**TASK TO COMPLETE**.
Images should be left out, and everything else in the listing reproduced exactly.
┄┄┄┄┄┄┄┄┄┄
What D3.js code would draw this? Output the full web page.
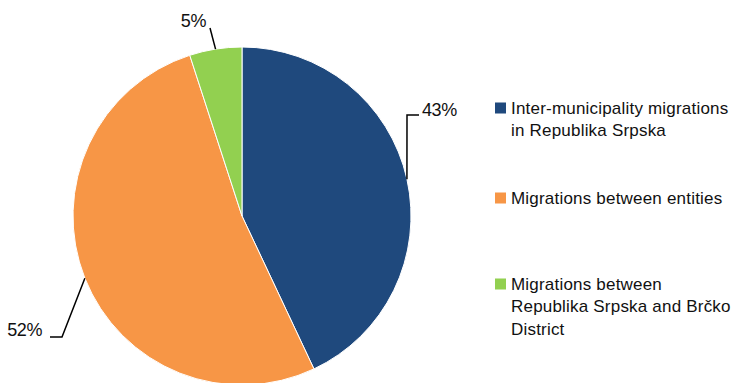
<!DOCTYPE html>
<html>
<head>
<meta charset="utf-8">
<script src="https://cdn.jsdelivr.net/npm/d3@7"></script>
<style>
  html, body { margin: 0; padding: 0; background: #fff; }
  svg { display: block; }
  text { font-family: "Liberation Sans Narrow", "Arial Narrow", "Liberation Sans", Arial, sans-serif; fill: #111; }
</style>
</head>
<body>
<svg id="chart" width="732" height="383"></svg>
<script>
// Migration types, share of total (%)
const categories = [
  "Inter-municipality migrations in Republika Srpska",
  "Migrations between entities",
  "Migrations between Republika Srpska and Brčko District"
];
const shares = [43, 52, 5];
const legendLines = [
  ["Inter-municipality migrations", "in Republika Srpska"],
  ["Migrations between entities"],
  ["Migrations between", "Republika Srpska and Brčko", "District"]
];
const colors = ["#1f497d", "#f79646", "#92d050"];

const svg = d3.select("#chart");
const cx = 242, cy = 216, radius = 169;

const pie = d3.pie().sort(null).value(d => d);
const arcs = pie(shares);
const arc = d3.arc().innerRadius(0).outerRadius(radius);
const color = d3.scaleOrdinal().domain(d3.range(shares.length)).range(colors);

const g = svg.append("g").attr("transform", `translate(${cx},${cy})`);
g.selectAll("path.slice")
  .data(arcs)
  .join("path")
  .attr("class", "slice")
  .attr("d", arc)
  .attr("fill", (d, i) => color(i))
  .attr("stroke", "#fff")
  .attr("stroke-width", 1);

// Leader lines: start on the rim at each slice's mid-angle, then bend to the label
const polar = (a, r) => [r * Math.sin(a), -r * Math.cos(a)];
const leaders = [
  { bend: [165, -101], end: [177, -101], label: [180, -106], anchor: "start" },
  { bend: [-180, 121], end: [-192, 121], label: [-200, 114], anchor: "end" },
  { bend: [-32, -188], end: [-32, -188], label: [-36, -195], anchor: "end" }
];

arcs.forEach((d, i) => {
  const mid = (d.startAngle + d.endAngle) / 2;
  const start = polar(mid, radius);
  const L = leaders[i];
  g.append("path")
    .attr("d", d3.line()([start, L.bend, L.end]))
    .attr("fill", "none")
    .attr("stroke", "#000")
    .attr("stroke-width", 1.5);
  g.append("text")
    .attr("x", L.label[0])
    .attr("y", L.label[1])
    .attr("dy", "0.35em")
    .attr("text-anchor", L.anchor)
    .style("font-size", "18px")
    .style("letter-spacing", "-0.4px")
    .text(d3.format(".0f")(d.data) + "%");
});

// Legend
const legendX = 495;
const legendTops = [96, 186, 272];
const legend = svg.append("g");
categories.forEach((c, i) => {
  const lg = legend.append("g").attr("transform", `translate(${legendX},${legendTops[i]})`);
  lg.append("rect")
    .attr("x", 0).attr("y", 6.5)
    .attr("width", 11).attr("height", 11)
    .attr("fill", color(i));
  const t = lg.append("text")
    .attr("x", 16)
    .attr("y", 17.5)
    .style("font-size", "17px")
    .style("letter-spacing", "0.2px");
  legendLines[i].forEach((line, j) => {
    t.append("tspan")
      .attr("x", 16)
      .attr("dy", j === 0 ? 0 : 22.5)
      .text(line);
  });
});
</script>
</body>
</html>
┄┄┄┄┄┄┄┄┄┄
**COMPLETE RESPONSE**.
What D3.js code would draw this? Output the full web page.
<!DOCTYPE html>
<html>
<head>
<meta charset="utf-8">
<script src="https://cdn.jsdelivr.net/npm/d3@7"></script>
<style>
  html, body { margin: 0; padding: 0; background: #fff; }
  svg { display: block; }
  text { font-family: "Liberation Sans Narrow", "Arial Narrow", "Liberation Sans", Arial, sans-serif; fill: #111; }
</style>
</head>
<body>
<svg id="chart" width="732" height="383"></svg>
<script>
// Migration types, share of total (%)
const categories = [
  "Inter-municipality migrations in Republika Srpska",
  "Migrations between entities",
  "Migrations between Republika Srpska and Brčko District"
];
const shares = [43, 52, 5];
const legendLines = [
  ["Inter-municipality migrations", "in Republika Srpska"],
  ["Migrations between entities"],
  ["Migrations between", "Republika Srpska and Brčko", "District"]
];
const colors = ["#1f497d", "#f79646", "#92d050"];

const svg = d3.select("#chart");
const cx = 242, cy = 216, radius = 169;

const pie = d3.pie().sort(null).value(d => d);
const arcs = pie(shares);
const arc = d3.arc().innerRadius(0).outerRadius(radius);
const color = d3.scaleOrdinal().domain(d3.range(shares.length)).range(colors);

const g = svg.append("g").attr("transform", `translate(${cx},${cy})`);
g.selectAll("path.slice")
  .data(arcs)
  .join("path")
  .attr("class", "slice")
  .attr("d", arc)
  .attr("fill", (d, i) => color(i))
  .attr("stroke", "#fff")
  .attr("stroke-width", 1);

// Leader lines: start on the rim at each slice's mid-angle, then bend to the label
const polar = (a, r) => [r * Math.sin(a), -r * Math.cos(a)];
const leaders = [
  { bend: [165, -101], end: [177, -101], label: [180, -106], anchor: "start" },
  { bend: [-180, 121], end: [-192, 121], label: [-200, 114], anchor: "end" },
  { bend: [-32, -188], end: [-32, -188], label: [-36, -195], anchor: "end" }
];

arcs.forEach((d, i) => {
  const mid = (d.startAngle + d.endAngle) / 2;
  const start = polar(mid, radius);
  const L = leaders[i];
  g.append("path")
    .attr("d", d3.line()([start, L.bend, L.end]))
    .attr("fill", "none")
    .attr("stroke", "#000")
    .attr("stroke-width", 1.5);
  g.append("text")
    .attr("x", L.label[0])
    .attr("y", L.label[1])
    .attr("dy", "0.35em")
    .attr("text-anchor", L.anchor)
    .style("font-size", "18px")
    .style("letter-spacing", "-0.4px")
    .text(d3.format(".0f")(d.data) + "%");
});

// Legend
const legendX = 495;
const legendTops = [96, 186, 272];
const legend = svg.append("g");
categories.forEach((c, i) => {
  const lg = legend.append("g").attr("transform", `translate(${legendX},${legendTops[i]})`);
  lg.append("rect")
    .attr("x", 0).attr("y", 6.5)
    .attr("width", 11).attr("height", 11)
    .attr("fill", color(i));
  const t = lg.append("text")
    .attr("x", 16)
    .attr("y", 17.5)
    .style("font-size", "17px")
    .style("letter-spacing", "0.2px");
  legendLines[i].forEach((line, j) => {
    t.append("tspan")
      .attr("x", 16)
      .attr("dy", j === 0 ? 0 : 22.5)
      .text(line);
  });
});
</script>
</body>
</html>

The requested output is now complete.